*** DATASET CONTENT

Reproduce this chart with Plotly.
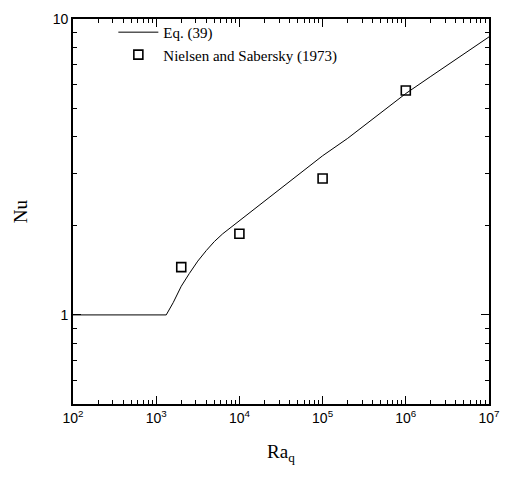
import plotly.graph_objects as go

# Eq. (39) curve
eq_ra = [100, 1320, 1600, 2000, 2500, 3160, 4000, 5000, 6300, 8000, 10000, 20000, 50000,
         1e5, 2e5, 5e5, 1e6, 2e6, 5e6, 1e7]
eq_nu = [1.0, 1.0, 1.10, 1.25, 1.38, 1.52, 1.65, 1.77, 1.88, 1.98, 2.08, 2.42, 2.95,
         3.45, 3.95, 4.8, 5.6, 6.4, 7.6, 8.7]

# Nielsen and Sabersky (1973) data
ns_ra = [2000, 10000, 100000, 1000000]
ns_nu = [1.45, 1.88, 2.89, 5.73]

x_tickvals = [1e2, 1e3, 1e4, 1e5, 1e6, 1e7]
x_ticktext = ["10<sup>2</sup>", "10<sup>3</sup>", "10<sup>4</sup>", "10<sup>5</sup>", "10<sup>6</sup>", "10<sup>7</sup>"]
y_tickvals = [1, 10]
y_ticktext = ["1", "10"]

SERIF = "Liberation Serif, Times New Roman, DejaVu Serif, serif"
SANS = "Liberation Sans, Arial, sans-serif"

fig = go.Figure()
fig.add_trace(go.Scatter(x=eq_ra, y=eq_nu, mode="lines", name="Eq. (39)",
                         line=dict(color="black", width=1)))
fig.add_trace(go.Scatter(x=ns_ra, y=ns_nu, mode="markers", name="Nielsen and Sabersky (1973)",
                         marker=dict(symbol="square-open", size=9, color="black",
                                     line=dict(width=1.6, color="black"))))

axis_common = dict(showline=True, linecolor="black", linewidth=1.6, mirror="allticks",
                   ticks="inside", ticklen=8, tickwidth=1.2, tickcolor="black",
                   showgrid=False, zeroline=False,
                   tickfont=dict(family=SANS, size=14, color="black"))

fig.update_xaxes(type="log", range=[2, 7], tickvals=x_tickvals, ticktext=x_ticktext,
                 minor=dict(ticks="inside", ticklen=4, tickwidth=1, tickcolor="black", dtick="D1"),
                 title=dict(text="Ra<sub>q</sub>", font=dict(family=SERIF, size=19, color="black"),
                            standoff=20),
                 **axis_common)
fig.update_yaxes(type="log", range=[-0.30103, 1], tickvals=y_tickvals, ticktext=y_ticktext,
                 minor=dict(ticks="inside", ticklen=4, tickwidth=1, tickcolor="black", dtick="D1"),
                 title=dict(text="Nu", font=dict(family=SERIF, size=19, color="black"),
                            standoff=20),
                 **axis_common)

fig.update_layout(width=511, height=477, margin=dict(l=73, r=15, t=11, b=73),
                  plot_bgcolor="white", paper_bgcolor="white",
                  showlegend=True,
                  legend=dict(x=0.097, y=1.008, xanchor="left", yanchor="top",
                              bgcolor="rgba(0,0,0,0)",
                              font=dict(family=SERIF, size=15, color="black"),
                              tracegroupgap=0, itemwidth=40))

fig.write_html("out.html")
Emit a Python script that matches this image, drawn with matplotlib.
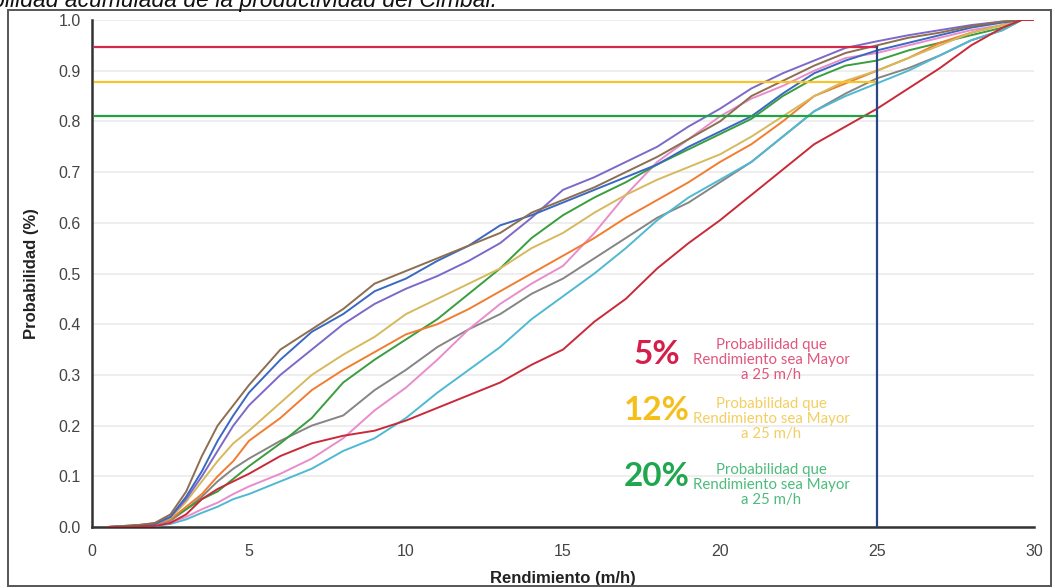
import numpy as np
import matplotlib
matplotlib.use("Agg")
import matplotlib.pyplot as plt
from matplotlib.patches import Rectangle

# rendimiento (m/h) where each curve was read
x_pts = [0.5, 1, 1.5, 2, 2.5, 3, 3.5, 4, 4.5, 5, 6, 7, 8, 9, 10, 11, 12, 13, 14,
         15, 16, 17, 18, 19, 20, 21, 22, 23, 24, 25, 26, 27, 28, 29, 29.6, 30]

brown = [0, 0.002, 0.004, 0.008, 0.025, 0.07, 0.14, 0.2, 0.24, 0.28, 0.35, 0.39, 0.43, 0.48,
         0.505, 0.53, 0.555, 0.58, 0.62, 0.645, 0.67, 0.70, 0.73, 0.765, 0.80, 0.85, 0.88,
         0.91, 0.935, 0.95, 0.965, 0.975, 0.988, 0.997, 1.0, 1.0]
blue = [0, 0.001, 0.003, 0.006, 0.02, 0.06, 0.11, 0.17, 0.22, 0.265, 0.33, 0.385, 0.42, 0.465,
        0.49, 0.525, 0.555, 0.595, 0.615, 0.64, 0.665, 0.69, 0.715, 0.75, 0.78, 0.81, 0.855,
        0.895, 0.92, 0.94, 0.955, 0.97, 0.985, 0.995, 1.0, 1.0]
purple = [0, 0.001, 0.003, 0.006, 0.02, 0.055, 0.1, 0.15, 0.2, 0.24, 0.3, 0.35, 0.4, 0.44,
          0.47, 0.495, 0.525, 0.56, 0.61, 0.665, 0.69, 0.72, 0.75, 0.79, 0.825, 0.865, 0.895,
          0.92, 0.945, 0.958, 0.97, 0.98, 0.99, 0.997, 1.0, 1.0]
tan = [0, 0.001, 0.003, 0.006, 0.018, 0.05, 0.09, 0.13, 0.165, 0.19, 0.245, 0.3, 0.34, 0.375,
       0.42, 0.45, 0.48, 0.51, 0.55, 0.58, 0.62, 0.655, 0.685, 0.71, 0.735, 0.77, 0.81,
       0.85, 0.88, 0.9, 0.925, 0.95, 0.975, 0.99, 1.0, 1.0]
orange = [0, 0.001, 0.003, 0.006, 0.015, 0.04, 0.065, 0.1, 0.13, 0.17, 0.215, 0.27, 0.31, 0.345,
          0.38, 0.4, 0.43, 0.465, 0.5, 0.535, 0.57, 0.61, 0.645, 0.68, 0.72, 0.755, 0.8,
          0.85, 0.875, 0.9, 0.925, 0.955, 0.975, 0.99, 1.0, 1.0]
green = [0, 0.002, 0.004, 0.007, 0.016, 0.035, 0.055, 0.07, 0.095, 0.12, 0.165, 0.215, 0.285, 0.33,
         0.37, 0.41, 0.46, 0.51, 0.57, 0.615, 0.65, 0.68, 0.715, 0.745, 0.775, 0.805, 0.85,
         0.885, 0.91, 0.92, 0.94, 0.955, 0.97, 0.985, 1.0, 1.0]
gray = [0, 0.001, 0.002, 0.004, 0.012, 0.035, 0.06, 0.09, 0.115, 0.135, 0.17, 0.2, 0.22, 0.27,
        0.31, 0.355, 0.39, 0.42, 0.46, 0.49, 0.53, 0.57, 0.61, 0.64, 0.68, 0.72, 0.77,
        0.82, 0.855, 0.885, 0.905, 0.93, 0.96, 0.98, 1.0, 1.0]
pink = [0, 0.001, 0.002, 0.003, 0.008, 0.02, 0.035, 0.048, 0.065, 0.08, 0.105, 0.135, 0.175, 0.23,
        0.275, 0.33, 0.39, 0.44, 0.48, 0.515, 0.58, 0.655, 0.72, 0.765, 0.81, 0.845, 0.87,
        0.9, 0.925, 0.935, 0.95, 0.965, 0.98, 0.99, 1.0, 1.0]
cyan = [0, 0, 0.001, 0.002, 0.006, 0.015, 0.028, 0.04, 0.055, 0.065, 0.09, 0.115, 0.15, 0.175,
        0.215, 0.265, 0.31, 0.355, 0.41, 0.455, 0.5, 0.55, 0.605, 0.65, 0.685, 0.72, 0.77,
        0.82, 0.85, 0.875, 0.9, 0.93, 0.96, 0.98, 1.0, 1.0]
red = [0, 0, 0.001, 0.002, 0.008, 0.025, 0.055, 0.075, 0.09, 0.105, 0.14, 0.165, 0.18, 0.19,
       0.21, 0.235, 0.26, 0.285, 0.32, 0.35, 0.405, 0.45, 0.51, 0.56, 0.605, 0.655, 0.705,
       0.755, 0.79, 0.825, 0.865, 0.905, 0.95, 0.985, 1.0, 1.0]

series = [gray, cyan, pink, green, orange, tan, purple, blue, brown, red]
series_colors = ["#858585", "#4fb9d3", "#e98ccb", "#3a9d3e", "#f07d30", "#d6b95c",
                 "#7c69c9", "#3a68c2", "#8d6e50", "#c92a3a"]

# reference levels (probabilities) and threshold
ref_levels = [0.947, 0.878, 0.81]
ref_colors = ["#d42a4a", "#f7c22a", "#21a343"]
threshold = 25
big_labels = ["5%", "12%", "20%"]
big_colors = ["#d41f4a", "#f5bf1b", "#1fa64e"]
small_colors = ["#e0567e", "#f2cf60", "#4dbb7c"]
note = "Probabilidad que\nRendimiento sea Mayor\na 25 m/h"

W, H = 1055, 588
fig = plt.figure(figsize=(W / 100, H / 100), dpi=100)
ax = fig.add_axes([92 / W, 1 - 527 / H, (1034 - 92) / W, (527 - 20) / H])

for vals, c in zip(series, series_colors):
    ax.plot(x_pts, vals, color=c, lw=1.4, zorder=3)

for lvl, c in zip(ref_levels, ref_colors):
    ax.plot([0.1, threshold], [lvl, lvl], color=c, lw=1.6, zorder=4)
ax.plot([threshold, threshold], [0, ref_levels[0]], color="#2b4685", lw=1.6, zorder=4)

ax.set_xlim(0, 30)
ax.set_ylim(0, 1.0)
ax.set_xticks(range(0, 31, 5))
ax.set_yticks(np.arange(0, 1.01, 0.1))
ax.set_yticklabels([f"{v:.1f}" for v in np.arange(0, 1.01, 0.1)])
ax.grid(axis="y", color="#ebebeb", lw=1.2, zorder=0)
ax.set_axisbelow(True)
ax.tick_params(axis="y", length=0, labelsize=11.5, labelcolor="#444444", pad=8)
ax.tick_params(axis="x", length=0, labelsize=11.5, labelcolor="#444444", pad=12)
for lbl in ax.get_xticklabels() + ax.get_yticklabels():
    lbl.set_family("Liberation Sans")
for s in ["top", "right"]:
    ax.spines[s].set_visible(False)
for s in ["left", "bottom"]:
    ax.spines[s].set_color("#333333")
    ax.spines[s].set_linewidth(1.8)

ax.set_xlabel("Rendimiento (m/h)", fontsize=12, fontweight="bold", family="Liberation Sans",
              color="#222222", labelpad=9)
ax.set_ylabel("Probabilidad (%)", fontsize=12, fontweight="bold", family="Liberation Sans",
              color="#222222", labelpad=14)

# annotation blocks
big_y = [355, 410, 477]
note_y = [360, 419, 485]
for lab, bc, sc, by, ny in zip(big_labels, big_colors, small_colors, big_y, note_y):
    fig.text(657 / W, 1 - by / H, lab, color=bc, fontsize=24, fontweight="bold",
             family="Lato", ha="center", va="center")
    fig.text(771 / W, 1 - ny / H, note, color=sc, fontsize=10.8, family="Lato",
             ha="center", va="center", linespacing=1.1)

# cut-off caption above the frame
fig.text(497 / W, 1 - 7 / H, "Probabilidad acumulada de la productividad del Cimbal.",
         fontsize=16.5, style="italic", family="Liberation Sans", color="#111111",
         ha="right", va="baseline")

fig.patches.append(Rectangle((8 / W, 1 - 586 / H), (1051 - 8) / W, (586 - 10) / H,
                             transform=fig.transFigure, fill=False, ec="#555555", lw=1.4))

fig.savefig("out.png", dpi=100)
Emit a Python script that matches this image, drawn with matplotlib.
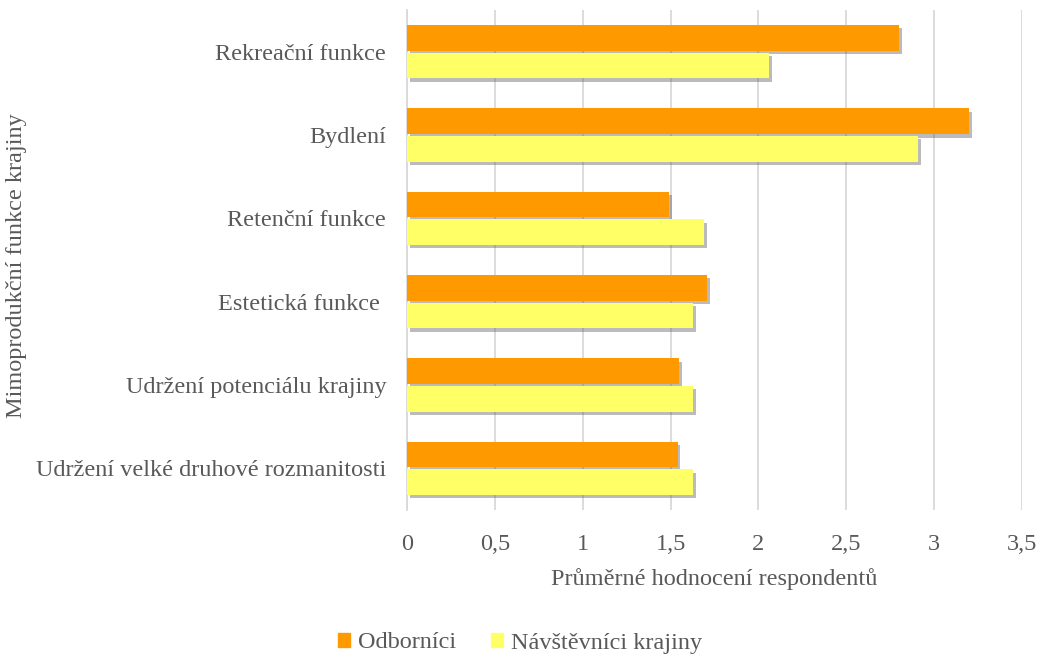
import numpy as np
import matplotlib
matplotlib.use('Agg')
import matplotlib.pyplot as plt
import matplotlib.patheffects as pe
from matplotlib.patches import Patch

plt.rcParams['font.family'] = ['Liberation Serif', 'DejaVu Serif']

categories = ['Rekreační funkce', 'Bydlení', 'Retenční funkce', 'Estetická funkce ',
              'Udržení potenciálu krajiny', 'Udržení velké druhové rozmanitosti']
odbornici = [2.8, 3.2, 1.49, 1.71, 1.55, 1.54]
navstevnici = [2.06, 2.91, 1.69, 1.63, 1.63, 1.63]
xticks = [0, 0.5, 1, 1.5, 2, 2.5, 3, 3.5]
xtick_labels = ['0', '0,5', '1', '1,5', '2', '2,5', '3', '3,5']

text_col = '#595959'
fs = 17.5
fig = plt.figure(figsize=(10.4, 6.55), dpi=100)
ax = fig.add_axes([407/1040, 1 - 510/655, (1022-407)/1040, (510-10)/655])

y = np.arange(len(categories))
h = 0.31
shadow = [pe.SimplePatchShadow(offset=(2, -2.5), shadow_rgbFace='#555555', alpha=0.4), pe.Normal()]
b1 = ax.barh(y - 0.165, odbornici, height=h, color='#FF9900', zorder=3)
b2 = ax.barh(y + 0.165, navstevnici, height=h, color='#FFFF66', zorder=3)
for b in list(b1) + list(b2):
    b.set_path_effects(shadow)

ax.set_ylim(len(categories) - 0.5, -0.5)
ax.set_xlim(0, 3.5)
ax.set_xticks(xticks)
ax.set_xticklabels(xtick_labels)
ax.set_yticks(y)
ax.set_yticklabels(categories)
ax.tick_params(length=0, labelsize=fs, labelcolor=text_col)
ax.tick_params(axis='x', pad=17)
ax.tick_params(axis='y', pad=15)
ax.grid(axis='x', color='#d9d9d9', linewidth=1.3, zorder=0)
for s in ['top', 'right', 'bottom']:
    ax.spines[s].set_visible(False)
ax.spines['left'].set_color('#d9d9d9')
ax.spines['left'].set_linewidth(1.3)

ax.set_xlabel('Průměrné hodnocení respondentů', fontsize=fs, color=text_col, labelpad=10)
fig.text(17/1040, 1 - 266/655, 'Mimoprodukční funkce krajiny', rotation=90, fontsize=fs,
         color=text_col, ha='center', va='center')

handles = [Patch(color='#FF9900', label='Odborníci'),
           Patch(color='#FFFF66', label='Návštěvníci krajiny')]
leg = fig.legend(handles=handles, loc='center', bbox_to_anchor=(0.5, 1 - 643/655), ncol=2,
                 frameon=False, fontsize=fs, handlelength=0.5, handleheight=0.5,
                 handletextpad=0.35, columnspacing=1.4)
for t in leg.get_texts():
    t.set_color(text_col)

fig.savefig('out.png', dpi=100)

******

In the material above, find the lines that contain "matplotlib" and show them.

Emit a Python script that matches this image, drawn with matplotlib.
import matplotlib
matplotlib.use("Agg")
import matplotlib.pyplot as plt
from matplotlib.patches import Rectangle
Emit a Python script that matches this image, drawn with matplotlib.
import matplotlib
matplotlib.use('Agg')
import matplotlib.pyplot as plt
import matplotlib.patheffects as pe
from matplotlib.patches import Patch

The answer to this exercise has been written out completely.